We got back in the same sunshine and excellent visibility we had when we left in the morning – several hours older and very much wiser. A little bit later my friend decided that his IMC got him into more trouble than it was worth and decided to let it lapse. I certainly learned an IMC rating needs to be constantly practised to be safe. I haven’t done one yet, prefering to learn about recovering from unusual attitudes by doing aerobatics.
I’ve been asked to go to Le2K next Saturday with another mate. From the long range synoptic chart it looks like there’s another front coming through. So maybe we should plan an alternate to Conington too!
YR
By: Moggy C - 11th July 2004 at 07:29
Excellent post Steve and a classic GA story.
You did really well in difficult circumstances and have every right to feel satisfied with your performance.
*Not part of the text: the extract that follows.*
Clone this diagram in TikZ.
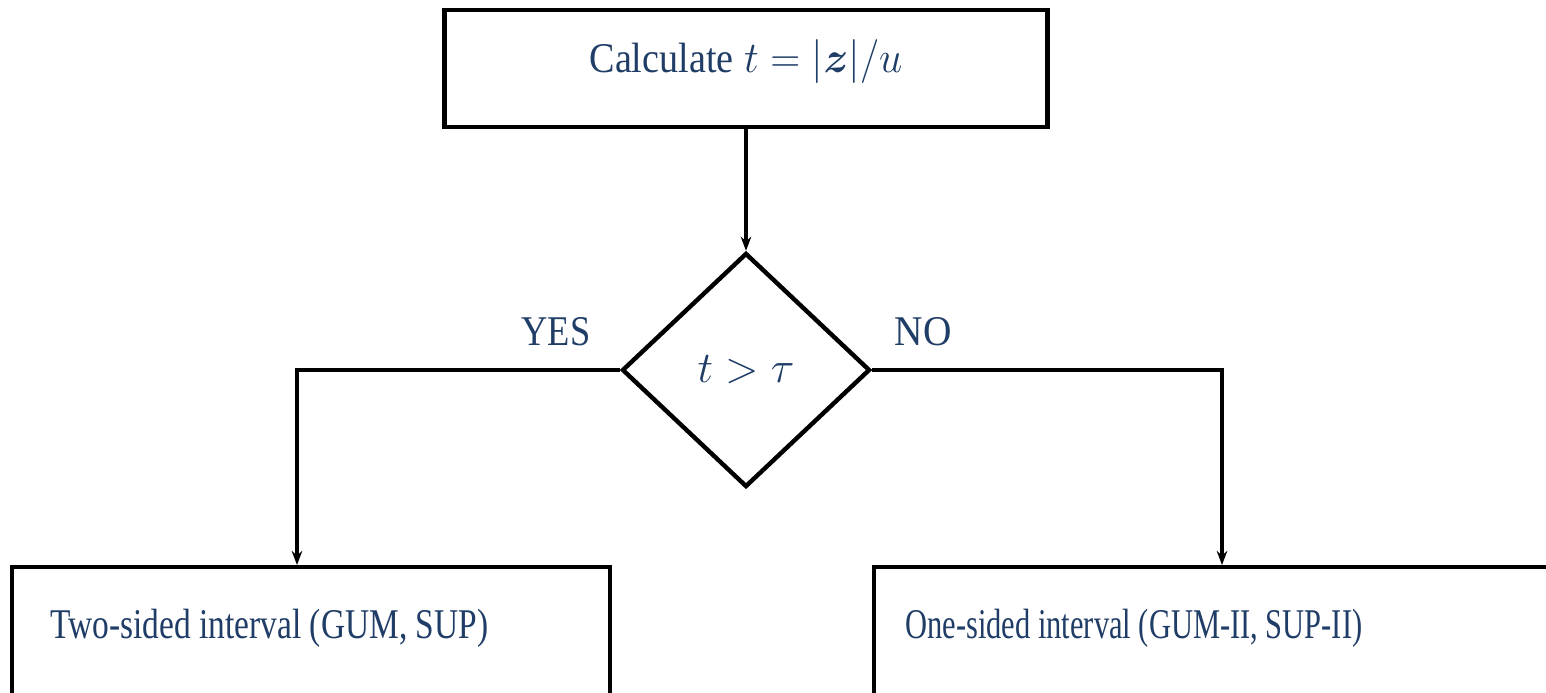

Top marks to Catherine too, I’m sure she and Sandra would have lost of notes to compare.
Just a point to think about.
Scud running is high risk. We all have to do it at some time, but it doesn’t make it comfortable.
You can reduce a little of the risk level by not sticking your tail fin into the cloudbase. The temptation is always to get as much height as possible since height = thinking and acting time, but the wispy bits that hang out the bottom of clouds can easily obscure another scud runner
“…. down we come to 1500 feet. We’re lower than I want to be, but just scraping our rudder against the underside of the cloud.”
Over here in E Anglia 900 might have been a much safer and more comfortable option (Don’t try this in Wales) as long as your nav is well sorted.
Don’t get too hung up on needing plates for VFR arrivals either. If it’s an option of making a non-standard join and getting there or wandering into cumulo-granite there isn’t a field in the country that will mind.
But these are details. Glad you are safe.